Indeed, the final design goes to great lengths to hold on to the school’s history. Lockers still line the hallways and most of the moldings are original. The towering windows were replaced to meet modern efficiency standards, and the new windows precisely replicate the originals, down to how many panes each is divided into.
Individual units—there are 85 affordable studios and one-bedrooms for seniors, and six market-rate artists’ spaces—were designed to retain architectural and functional details, including blackboards and teachers’ storage cabinets, giving each apartment its own character. “That’s what makes the building unique: Every unit is different,” says senior property manager Keyla Camilo.
Community Spaces
Throughout the building, common spaces encourage connection and socializing among residents. There’s a fitness center and a yoga room that Camilo says sees a lot of activity. The popular library hosts a puzzle club, a book club, and a cooking club for the culinarily inclined to swap recipes. Behind the building, a patio and community garden create more spaces for community.
Other elements of the space welcome in the rest of the community. The school’s playing field was kept intact and is still used for youth sports, and an adjacent dog park serves residents and neighbors alike. The auditorium, originally designed with high coffered ceilings intended to emulate Boston’s Symphony Hall, has been restored, and will be used by the North Shore Music Theatre for educational programming.

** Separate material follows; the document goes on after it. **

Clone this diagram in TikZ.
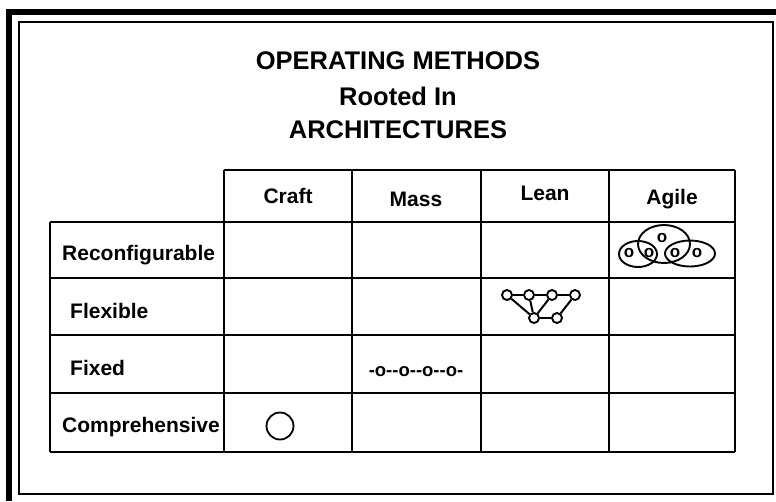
\documentclass[tikz,border=0pt]{standalone}
\usepackage{fontspec}
\setmainfont{Liberation Sans}
\usetikzlibrary{shapes.geometric}
\begin{document}
\begin{tikzpicture}[x=1pt,y=-1pt,
  gridline/.style={line width=1.9pt},
  ttl/.style={font=\fontsize{25.5}{30}\selectfont\bfseries, inner sep=0pt},
  lbl/.style={font=\fontsize{21}{25}\selectfont\bfseries, inner sep=0pt, anchor=base},
  rowlbl/.style={font=\fontsize{21}{25}\selectfont\bfseries, inner sep=0pt, anchor=base west},
  small/.style={font=\fontsize{17}{20}\selectfont\bfseries, inner sep=0pt},
  netdot/.style={circle, draw, line width=1.9pt, minimum size=10pt, inner sep=0pt, fill=white},
  netline/.style={line width=2pt},
  blob/.style={ellipse, draw, line width=1.9pt, inner sep=0pt}]
\useasboundingbox (0,0) rectangle (776,501);
% frames
\draw[line width=6pt] (9,501) -- (9,12) -- (776,12);
\draw[line width=1.8pt] (19,22) rectangle (773,494);
% title
\node[ttl] (t1) at (398,61) {OPERATING METHODS};
\node[ttl] (t2) at (398,96) {Rooted In};
\node[ttl] (t3) at (398,130) {ARCHITECTURES};
% table
\draw[gridline] (224,170) -- (735,170);
\foreach \y in {222,278,335,393,452} \draw[gridline] (50,\y) -- (735,\y);
\draw[gridline] (50,222) -- (50,452);
\foreach \x in {224,352,481,609,735} \draw[gridline] (\x,170) -- (\x,452);
% headers
\node[lbl] (craft) at (288,203) {Craft};
\node[lbl] (mass) at (416,206) {Mass};
\node[lbl] (lean) at (545,200) {Lean};
\node[lbl] (agile) at (672,204) {Agile};
% rows
\node[rowlbl] (r1) at (62,260) {Reconfigurable};
\node[rowlbl] (r2) at (70,318) {Flexible};
\node[rowlbl] (r3) at (70,375) {Fixed};
\node[rowlbl] (r4) at (62,432) {Comprehensive};
% craft
\node[circle, draw, line width=1.8pt, minimum size=27pt, inner sep=0pt] (c) at (280,426) {};
% mass
\node[font=\fontsize{18.5}{20}\selectfont\bfseries, inner sep=0pt] (m) at (416,372) {-o-{}-o-{}-o-{}-o-};
% lean network
\node[netdot] (n1) at (507,295) {};
\node[netdot] (n2) at (529,295) {};
\node[netdot] (n3) at (552,295) {};
\node[netdot] (n4) at (575,295) {};
\node[netdot] (n5) at (534,318) {};
\node[netdot] (n6) at (557,318) {};
\draw[netline] (n1) -- (n2);
\draw[netline] (n2) -- (n3);
\draw[netline] (n3) -- (n4);
\draw[netline] (n5) -- (n6);
\draw[netline] (n1) -- (n5);
\draw[netline] (n2) -- (n5);
\draw[netline] (n3) -- (n5);
\draw[netline] (n4) -- (n6);
% agile
\node[blob, minimum width=38pt, minimum height=26pt] (e1) at (638,254) {};
\node[blob, minimum width=52pt, minimum height=38pt] (e2) at (664,244) {};
\node[blob, minimum width=50pt, minimum height=26pt] (e3) at (690,253.5) {};
\node[small] (o1) at (629,253) {o};
\node[small] (o2) at (649,253) {o};
\node[small] (o3) at (662,238) {o};
\node[small] (o4) at (675,253) {o};
\node[small] (o5) at (697,253) {o};
\end{tikzpicture}
\end{document}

There were, of course, challenges in overhauling a hundred-year-old building to modern standards. To meet city building codes and state requirements for affordable housing status, the construction needed to adhere to strict sustainability guidelines. That meant replacing the “battle-axe of a boiler” with natural gas for heating water and heat pump systems for heating and cooling, DeFranza says. It was particularly difficult to find ways to get inside walls and add insulation without damaging the original tiles and finish work.
“Satisfying sustainability and historical codes was tough, but we succeeded,” DeFranza says.
Seventeen of the affordable units are available to tenants earning no more than 30 percent of the area median income—about $40,000 for a two-person household—and the remaining 68 are open to households with incomes below 60 percent of the median.
The first tenants began moving in in October 2024. By the middle of March this year, the building was 100 percent occupied. And DeFranza is looking forward to many more years of thriving community in the restored space. “For 100 years it served kids,” he says, “and for the next 100 years it will serve seniors and the public.”